Failure to comply with applicable laws, regulations and permitting requirements may result in enforcement actions thereunder, including orders issued by regulatory or judicial authorities causing operations to cease or be curtailed, and may include corrective measures requiring capital expenditures, installation of additional equipment, or remedial actions. Parties engaged in mining operations may be required to compensate those suffering loss or damage by reason of the mining activities and may have civil or criminal fines or penalties imposed for violations of applicable laws or regulations.

Amendments to current laws, regulations and permits governing operations and activities of mining companies, or more stringent implementation thereof, could have a material adverse impact on the Applicant and cause increases in exploration expenses, capital expenditures or production costs or reduction in levels of production at producing properties or require abandonment or delays in development of new mining properties.

16

Production of mineral properties may involve the use of dangerous and hazardous substances such as sodium cyanide. While all steps will be taken to prevent discharges of pollutants into the ground water the environment, the Applicant may become subject to liability for hazards that cannot be insured against.

Commodity Prices

The profitability of mining operations is significantly affected by changes in the market price of gold and other minerals. The level of interest rates, the rate of inflation, world supply of these minerals and stability of exchange rates can all cause significant fluctuations in base metal prices. Such external economic factors are in turn influenced by changes in international investment patterns and monetary systems and political developments. The price of gold and other minerals has fluctuated widely in recent years, and future serious price declines could cause continued commercial production to be impracticable. Depending on the price of gold and other minerals, cash flow from mining operations may not be sufficient. Any figures for reserves presented by the Applicant will be estimates and no assurance can be given that the anticipated tonnages and grades will be achieved or that the indicated level of recovery will be realized. Market fluctuations and the price of gold and other minerals may render reserves uneconomical. Moreover, short-term operating factors relating to the reserves, such as the need for orderly development of the ore bodies or the processing of new or different grades of ore, may cause a mining operation to be unprofitable in any particular accounting period.

Uninsured Risks

The Applicant carries insurance to protect against certain risks in such amounts as it considers adequate. Risks not insured against include environmental pollution or other hazards against which such corporations cannot insure or against which they may elect not to insure.

Conflicts of Interest

Certain of the directors of the Applicant also serve as directors and/or officers of other companies involved in natural resource exploration and development. Consequently, there exists the possibility for such directors to be in a position of conflict. Any decision made by such directors involving the Applicant will be made in accordance with their duties and obligations to deal fairly and in good faith with the Applicant and such other companies. In addition, such directors will declare, and refrain from voting on, any matter in which such directors may have a conflict of interest.

Land Title

Although the Applicant has obtained title opinions with respect to certain of its properties, there may still be undetected title defects affecting such properties. Accordingly, such properties may be subject to prior unregistered liens, agreements, transfers or claims, and title may be affected by, among other things, undetected defects which could have a material adverse impact on the Applicant's operations. Aboriginal Land Claims

No assurance can be given that aboriginal land claims will not be asserted in the future in which event the Company's operations and title to its properties may potentially be seriously adversely affected.

Political and other risks

The Company’s DorWit and Okohongo properties located in Namibia expose the Company to different considerations and other risks not typically associated with companies in Canada. Such risks are associated with the political, economic and legal environments. The Company’s results may be adversely affected by changes in the political and social conditions in Namibia and by changes in government policies with respect to laws and regulations.

17

Auditors, Transfer Agents and Investor Relations

The auditor of the Company is Wasserman Ramsay Chartered Accountants of Markham, Ontario.

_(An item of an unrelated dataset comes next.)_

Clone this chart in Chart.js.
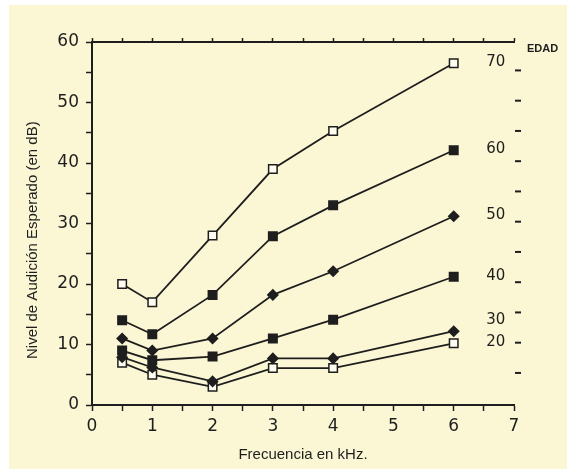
<!DOCTYPE html>
<html>
<head>
<meta charset="utf-8">
<script src="https://cdn.jsdelivr.net/npm/chart.js@4"></script>
<style>
  html, body { margin: 0; padding: 0; background: #ffffff; }
  #paper { position: absolute; left: 9px; top: 5px; width: 558px; height: 464px; background: #fbf7d4; }
  #wrap { position: absolute; left: 0; top: 0; width: 567px; height: 473px; }
</style>
</head>
<body>
<div id="paper"></div>
<div id="wrap"><canvas id="chart" width="567" height="473"></canvas></div>
<script>
// frecuencias en kHz
const freqs = [0.5, 1, 2, 3, 4, 6];
// edades de cada curva
const ages = ['70', '60', '50', '40', '30', '20'];
const age70 = [20, 17, 28, 39, 45.3, 56.5];
const age60 = [14, 11.7, 18.2, 27.9, 33, 42.1];
const age50 = [11, 9, 11, 18.2, 22.1, 31.2];
const age40 = [9, 7.4, 8, 11, 14.1, 21.2];
const age30 = [7.9, 6.2, 3.9, 7.7, 7.7, 12.2];
const age20 = [7, 5, 3, 6.1, 6.1, 10.2];
const seriesValues = [age70, age60, age50, age40, age30, age20];
const markers = ['open', 'square', 'diamond', 'square', 'diamond', 'open'];
// escala de edad a la derecha (marcas)
const edadMarks = [5.3, 10.3, 15.3, 20.3, 25.3, 30.3, 35.3, 40.3, 45.3, 50.3, 55.3];

const ink = '#1e1e1e';

function markerStyle(kind) {
  if (kind === 'diamond') return { pointStyle: 'rectRot', pointRadius: 5, pointBackgroundColor: ink };
  if (kind === 'square') return { pointStyle: 'rect', pointRadius: 6, pointBackgroundColor: ink };
  return { pointStyle: 'rect', pointRadius: 6, pointBackgroundColor: '#fffdf0' };
}

const datasets = seriesValues.map((vals, i) => Object.assign({
  label: ages[i],
  data: vals.map((v, j) => ({ x: freqs[j], y: v })),
  borderColor: ink,
  borderWidth: 1.8,
  pointBorderColor: ink,
  pointBorderWidth: 1.5,
  tension: 0
}, markerStyle(markers[i])));

const edadPlugin = {
  id: 'edad',
  afterDatasetsDraw(chart) {
    const ctx = chart.ctx;
    const xs = chart.scales.x, ys = chart.scales.y;
    const area = chart.chartArea;
    ctx.save();
    // marcas de la escala de edad
    ctx.strokeStyle = ink;
    ctx.lineWidth = 2;
    edadMarks.forEach(v => {
      const y = ys.getPixelForValue(v);
      ctx.beginPath();
      ctx.moveTo(area.right + 1, y);
      ctx.lineTo(area.right + 7, y);
      ctx.stroke();
    });
    // etiquetas de edad junto al ultimo punto
    ctx.fillStyle = ink;
    ctx.font = '15px "DejaVu Sans"';
    ctx.textAlign = 'center';
    ctx.textBaseline = 'middle';
    let prevY = Infinity;
    for (let i = datasets.length - 1; i >= 0; i--) {
      const vals = seriesValues[i];
      let y = ys.getPixelForValue(vals[vals.length - 1]);
      y = Math.min(y, prevY - 22);
      prevY = y;
      ctx.fillText(ages[i], xs.getPixelForValue(freqs[freqs.length - 1]) + 42, y - 1);
    }
    ctx.font = 'bold 11px "Liberation Sans"';
    ctx.textAlign = 'left';
    ctx.fillText('EDAD', area.right + 13, area.top + 7);
    ctx.restore();
  }
};

new Chart(document.getElementById('chart'), {
  type: 'line',
  data: { datasets: datasets },
  options: {
    responsive: false,
    animation: false,
    layout: { padding: { left: 0, right: 53, top: 0, bottom: 0 } },
    plugins: { legend: { display: false }, tooltip: { enabled: false } },
    scales: {
      x: {
        type: 'linear',
        position: 'bottom',
        min: 0, max: 7,
        afterFit(scale) { scale.height = 68; },
        border: { display: true, color: ink, width: 2 },
        grid: { drawOnChartArea: false, drawTicks: true, tickLength: 6, color: ink, tickWidth: 1.5 },
        ticks: {
          stepSize: 0.5, autoSkip: false, maxRotation: 0, padding: 5,
          color: ink, font: { family: 'DejaVu Sans', size: 17 },
          callback: v => Number.isInteger(v) ? String(v) : ''
        },
        title: {
          display: true, text: 'Frecuencia en kHz.', color: ink,
          font: { family: 'Liberation Sans', size: 15 },
          padding: { top: 0, bottom: 9 }
        }
      },
      x2: {
        type: 'linear',
        position: 'top',
        min: 0, max: 7,
        afterFit(scale) { scale.height = 42; },
        border: { display: true, color: ink, width: 2 },
        grid: { drawOnChartArea: false, drawTicks: true, tickLength: 4, color: ink, tickWidth: 1.5 },
        ticks: { stepSize: 0.5, autoSkip: false, display: false }
      },
      y: {
        type: 'linear',
        position: 'left',
        min: 0, max: 60,
        afterFit(scale) { scale.width = 92; },
        border: { display: true, color: ink, width: 2 },
        grid: { drawOnChartArea: false, drawTicks: true, tickLength: 6, color: ink, tickWidth: 1.5 },
        ticks: {
          stepSize: 5, autoSkip: false, padding: 7,
          color: ink, font: { family: 'DejaVu Sans', size: 17 },
          callback: v => v % 10 === 0 ? String(v) : ''
        },
        title: {
          display: true, text: 'Nivel de Audición Esperado (en dB)        ', color: ink,
          font: { family: 'Liberation Sans', size: 15 },
          padding: { top: 24, bottom: 0 }
        }
      }
    }
  },
  plugins: [edadPlugin]
});
</script>
</body>
</html>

The Transfer Agent and Registrar for the Common Shares of the Company is Computershare of Vancouver, British Columbia.

Investor relations duties are carried out by directors, officers, and employees of the Company.

Commitments and Contingencies

Except as otherwise discussed, the Company is in compliance with commitments required by contractual obligations in the normal course of business.

Forward Looking Statements

This management discussion and analysis contains certain forward-looking statements relating but not limited to the Company’s expectations, intentions, plans and beliefs. Forward-looking information can often be identified by forward-looking words such as “anticipate”, "believe”, “expect”, “goal”, ”plan”, “intend”, “estimate”, “may”, and “will” or similar words suggesting future outcomes, or other expectations, beliefs, plans, objectives, assumptions, intentions or statements about future events or performance. Forward-looking information may include reserve and resource estimates, estimates of future production, unit costs, costs of capital projects and timing of commencement of operations, and is based on current expectations that involve a number of business risks and uncertainties. Factors that could cause actual results to differ materially from any forward-looking statement include, but are not limited to, failure to establish estimated resources and reserves, the grade and recovery of ore which is mined varying from estimates, capital and operating costs varying significantly from estimates, delays in obtaining or failures to obtain required governmental, environmental or other project approvals, inflation, changes in exchange rates, fluctuations in commodity prices, delays in the development of projects and other factors. Forward-looking statements are subject to risks, uncertainties and other factors that could cause actual results to differ materially from expected results.

Potential shareholders and prospective investors should be aware that these statements are subject to known and unknown risks, uncertainties and other factors that could cause actual results to differ materially from those suggested by the forward-looking statements. Shareholders are cautioned not to place undue reliance on forwardlooking information. By its nature, forward-looking information involves numerous assumptions, inherent risks and uncertainties, both general and specific that contributes to the possibility that the predictions, forecasts, projections, and various future events will not occur. The Company undertakes no obligation to update publicly or otherwise revise any forward-looking information whether as a result of new information, future events or other such factors which affect this information, except as required by law.